*. This movie is sometimes said to be the one where the franchise got back to its roots, meaning it brought Jason literally back from the dead instead of pursuing the possibility of copycat killers. In fact, I find it an even bigger deviation from formula than the previous film, which was (supposedly) A New Beginning.
*. A bigger deviation and a much worse movie. Apparently, however, it enjoys a respectable reputation, with many critics considering it the best film in the series. It is also credited for having influenced the Scream franchise with its self-referential humour. I think this is way overstated and there is nothing remotely clever, witty, or funny about the script at all. I also think this is one of the worst Friday the 13ths.
*. But back to what’s different.
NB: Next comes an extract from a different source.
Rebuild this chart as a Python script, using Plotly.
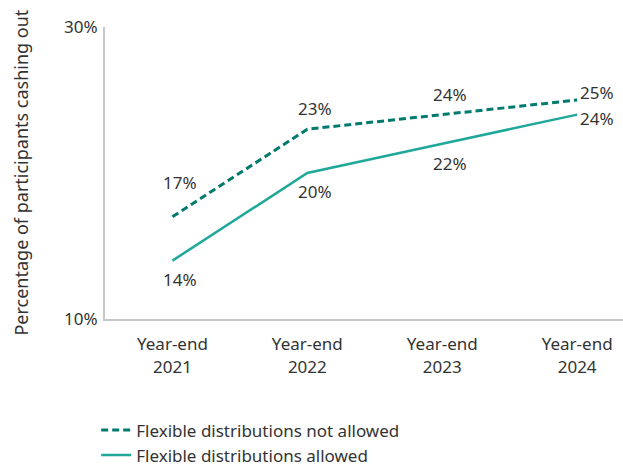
import plotly.graph_objects as go

years = ["Year-end<br>2021", "Year-end<br>2022", "Year-end<br>2023", "Year-end<br>2024"]
not_allowed = [17, 23, 24, 25]
allowed = [14, 20, 22, 24]
y_ticks = [10, 30]
y_tick_text = ["10%", "30%"]

dark_teal = "#007a6d"
light_teal = "#1fa89a"
text_color = "#333333"
font_family = "'Noto Sans', 'Open Sans', sans-serif"
fs = 17

xs = list(range(len(years)))

fig = go.Figure()
fig.add_trace(go.Scatter(
    x=xs, y=not_allowed, mode="lines", name="Flexible distributions not allowed",
    line=dict(color=dark_teal, width=3, dash="7px,4px"),
))
fig.add_trace(go.Scatter(
    x=xs, y=allowed, mode="lines", name="Flexible distributions allowed",
    line=dict(color=light_teal, width=2.5),
))

# value labels: dashed series above its points, solid below; last year to the right
above_shift = [34, 21, 20, 8]
below_shift = [-19, -18, -20, -4]
for i, v in enumerate(not_allowed):
    last = i == len(xs) - 1
    fig.add_annotation(
        x=xs[i], y=v, text=f"{v}%", showarrow=False,
        xanchor="left" if last else "center", xshift=1 if last else 8,
        yshift=above_shift[i],
        font=dict(size=fs, color=text_color, family=font_family),
    )
for i, v in enumerate(allowed):
    last = i == len(xs) - 1
    fig.add_annotation(
        x=xs[i], y=v, text=f"{v}%", showarrow=False,
        xanchor="left" if last else "center", xshift=1 if last else 8,
        yshift=below_shift[i],
        font=dict(size=fs, color=text_color, family=font_family),
    )

# vertical axis title
fig.add_annotation(
    xref="paper", yref="paper", x=-0.163, y=0.5,
    text="Percentage of participants cashing out", textangle=-90,
    showarrow=False, xanchor="center", yanchor="middle",
    font=dict(size=18, color=text_color, family=font_family),
)

fig.update_layout(
    width=623, height=466,
    margin=dict(l=105, r=0, t=27, b=147, autoexpand=False),
    paper_bgcolor="white", plot_bgcolor="white",
    font=dict(family=font_family, size=fs, color=text_color),
    showlegend=True,
    legend=dict(
        x=-0.017, y=-0.32, xanchor="left", yanchor="top",
        font=dict(size=fs, color=text_color),
        itemwidth=30, tracegroupgap=0,
    ),
    xaxis=dict(
        tickmode="array", tickvals=xs, ticktext=years,
        range=[-0.5, 3.34], showgrid=False, zeroline=False,
        showline=True, linecolor="#c8c8c8", linewidth=2,
        ticks="", ticklabelstandoff=9, tickfont=dict(size=fs, color=text_color),
    ),
    yaxis=dict(
        range=[10, 30], tickmode="array", tickvals=y_ticks, ticktext=y_tick_text,
        showgrid=False, zeroline=False,
        showline=True, linecolor="#c8c8c8", linewidth=2,
        ticks="", ticklabelstandoff=2, tickfont=dict(size=fs, color=text_color),
    ),
)

fig.write_html("out.html")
In the first place Jason himself is now a supernatural force that cannot be killed by any means. Second: gone is the sleaze and moralizing. There are no tits in this film (the only film in the series, including the reboot, with no nudity), only one scene of casual sex (with the partners partially clothed), and no drug use. So the victims aren’t being killed because they’re bad but just because they’re in Jason’s way.
*. There’s an interesting point on the DVD commentary where writer-director Tom McLoughlin says that one of his big influences was Frank Capra because he wanted the audience to like the characters so that we would care about them when they were in danger. This is very different from what’s standard in these dead teenager movies where you hate the idiots so much you want them to die. In the end I think McLoughlin fell into the middle. I didn’t hate the victims in this movie but I didn’t like or care about them either.
*. Then there is the humour. McLoughlin wanted to make a funny movie and was told he could do so as long as he didn’t make fun of Jason. The results don’t strike me as being funny at all, in large part because there’s nothing scary going on either. For horror-comedy to work I’ve always felt that there has to be a certain amount of real tension or suspense as well, to highlight the humour and have it come as more of a relief. But here absolutely nothing works.
*. I’m not even sure McLoughlin stuck to the rule of not making fun of Jason. The opening credits are introduced by way of a silly nod to the Bond gun-barrel iris and later the deathless one has a paintball pistol fired at him. So he’s set up as at least a semi-comic figure.
*. So: more jokes and no boobs. And very little gore to go with it. Some of this was due to the MPAA still being on the warpath, but based on the deleted scenes included with the DVD I don’t think there was that much splatter in the first place. Audiences were spared the heads hitting the ground in the triple decapitation scene but that’s about it.
*. This is not to say there weren’t a lot of cuts, and additions. The sense I had was that the movie was made in a very slapdash manner. They even had to add one set of kills after the rest of the film was shot because there weren’t enough (according to the commentary, despite the tight budget “there was always money for a new kill”). Also the character of the caretaker at the graveyard was supposed to play a bigger role and not be killed (introducing us at the end to Jason’s father). Though I haven’t heard it discussed, I thought it strange that the deputy is safely locked away from Jason and his pistol with the laser scope is never actually utilized. That seems as though something else was dropped from the script at some point, though McCloughlin says on the commentary that he never thought of putting the red dot on Jason.
*. One of the problems with trying to be funny is that you lose all those magical moments where the movie isn’t trying to be funny but you still have to laugh. These make up a number of the most memorable scenes in this franchise. As, for example, when the two characters sing “Baby, Baby” to each other through the outhouse walls in A New Beginning. There are no moments like that in Jason Lives because all the laughs are written as gags, which means they’re not as funny.
*. I can understand some people liking this one, but I think what they like about it are things that make it different from a traditional Friday the Thirteenth movie. Some of the changes I didn’t mind (the lack of nudity, for example), but turning Jason into an immortal demon from hell, while perhaps inevitable, was a leap into stupidity I’ve never approved of. And as I say, the jokes all fall flat.
*. So while I give them credit for trying to do something different, at the end of the day this one just isn’t scary or funny or even that interesting. It was, however, the shape of things to come.